(Problem requirements)
Find all lines in the records that include the word "script", and copy them out.

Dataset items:

[START]

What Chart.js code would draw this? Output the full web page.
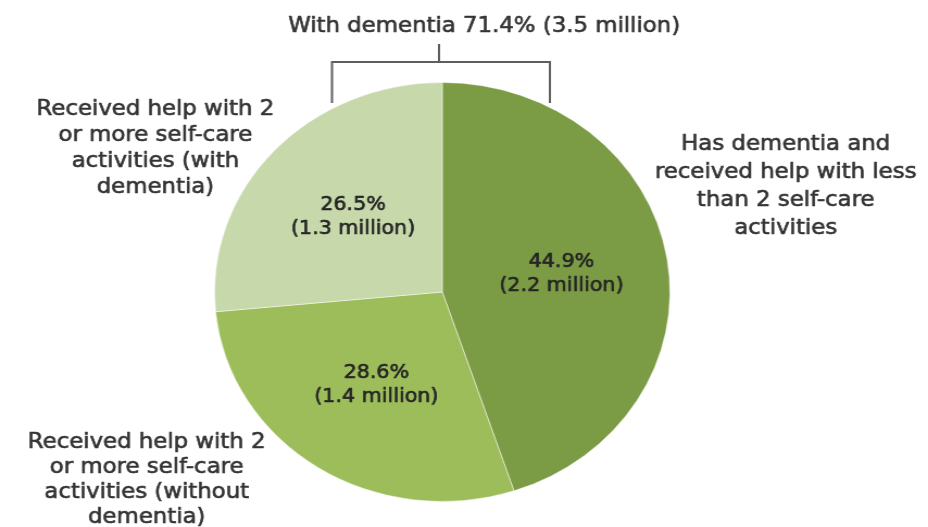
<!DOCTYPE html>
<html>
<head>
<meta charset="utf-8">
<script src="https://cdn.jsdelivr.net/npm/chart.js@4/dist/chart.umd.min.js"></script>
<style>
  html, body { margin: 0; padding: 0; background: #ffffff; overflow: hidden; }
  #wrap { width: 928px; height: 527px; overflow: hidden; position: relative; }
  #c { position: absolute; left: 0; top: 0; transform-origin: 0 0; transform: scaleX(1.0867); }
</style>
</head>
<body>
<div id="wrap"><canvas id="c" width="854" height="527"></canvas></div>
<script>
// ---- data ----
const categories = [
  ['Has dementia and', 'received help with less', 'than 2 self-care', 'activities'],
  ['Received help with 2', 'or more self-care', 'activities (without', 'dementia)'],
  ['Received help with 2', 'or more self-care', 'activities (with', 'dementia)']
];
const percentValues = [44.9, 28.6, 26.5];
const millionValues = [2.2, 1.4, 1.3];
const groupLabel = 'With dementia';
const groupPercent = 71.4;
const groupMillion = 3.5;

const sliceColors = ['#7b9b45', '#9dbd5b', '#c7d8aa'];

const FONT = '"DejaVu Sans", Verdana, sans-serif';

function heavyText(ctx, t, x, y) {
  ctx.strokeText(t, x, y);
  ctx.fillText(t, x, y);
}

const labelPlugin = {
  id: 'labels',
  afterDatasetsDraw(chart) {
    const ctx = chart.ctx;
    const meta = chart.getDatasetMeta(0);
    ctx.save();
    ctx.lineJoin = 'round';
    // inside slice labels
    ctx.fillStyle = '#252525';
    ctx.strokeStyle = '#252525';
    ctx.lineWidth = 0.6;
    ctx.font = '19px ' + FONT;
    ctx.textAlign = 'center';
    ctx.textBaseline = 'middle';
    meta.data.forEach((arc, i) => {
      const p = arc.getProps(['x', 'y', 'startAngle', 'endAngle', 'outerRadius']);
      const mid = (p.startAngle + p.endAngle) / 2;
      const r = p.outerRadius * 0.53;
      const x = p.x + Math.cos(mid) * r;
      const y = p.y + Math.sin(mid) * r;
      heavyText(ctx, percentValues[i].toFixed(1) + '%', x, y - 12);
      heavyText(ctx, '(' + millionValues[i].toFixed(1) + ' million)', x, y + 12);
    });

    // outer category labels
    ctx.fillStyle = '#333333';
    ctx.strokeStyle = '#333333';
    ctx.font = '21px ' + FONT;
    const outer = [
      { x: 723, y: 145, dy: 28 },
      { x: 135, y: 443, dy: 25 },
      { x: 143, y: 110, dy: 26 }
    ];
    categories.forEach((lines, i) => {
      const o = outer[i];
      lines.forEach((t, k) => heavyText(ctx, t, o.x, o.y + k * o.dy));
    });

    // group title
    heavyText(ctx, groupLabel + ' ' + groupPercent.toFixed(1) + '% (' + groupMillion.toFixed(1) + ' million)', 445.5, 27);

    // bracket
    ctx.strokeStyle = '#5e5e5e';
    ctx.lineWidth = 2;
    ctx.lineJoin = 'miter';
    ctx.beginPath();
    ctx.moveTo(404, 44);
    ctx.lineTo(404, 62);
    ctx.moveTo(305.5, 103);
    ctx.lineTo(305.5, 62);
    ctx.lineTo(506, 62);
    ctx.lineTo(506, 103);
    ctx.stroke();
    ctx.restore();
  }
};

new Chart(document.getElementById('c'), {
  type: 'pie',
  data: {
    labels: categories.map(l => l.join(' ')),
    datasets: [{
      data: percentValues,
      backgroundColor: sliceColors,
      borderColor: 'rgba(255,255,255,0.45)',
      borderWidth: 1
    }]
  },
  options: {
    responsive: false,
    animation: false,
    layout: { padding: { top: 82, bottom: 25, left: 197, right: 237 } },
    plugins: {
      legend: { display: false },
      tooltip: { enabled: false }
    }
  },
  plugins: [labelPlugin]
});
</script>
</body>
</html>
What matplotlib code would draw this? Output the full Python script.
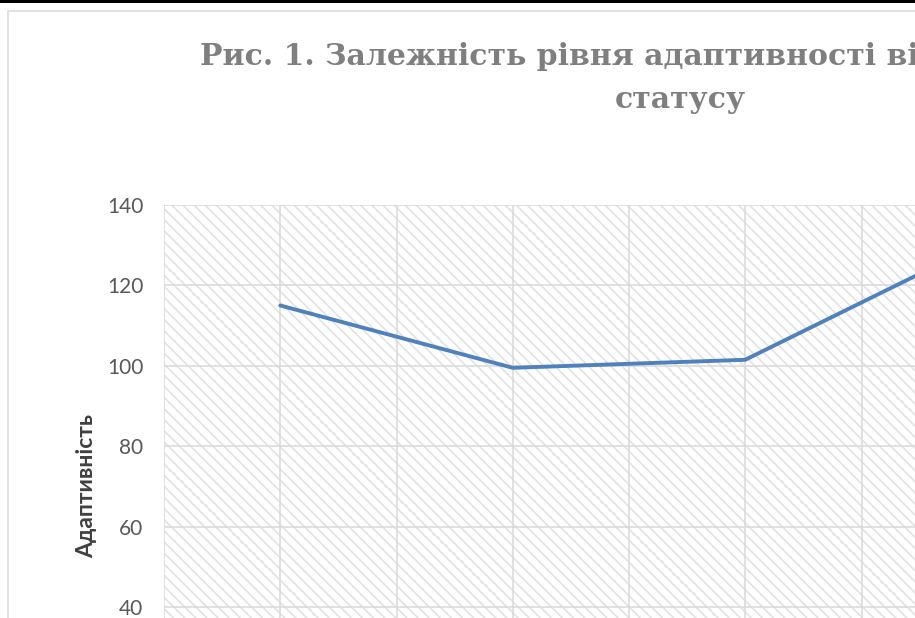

[END]

(Exercise solution)
<script src="https://cdn.jsdelivr.net/npm/chart.js@4/dist/chart.umd.min.js"></script>
<script>
</script>
What matplotlib code would draw this? Output the full Python script.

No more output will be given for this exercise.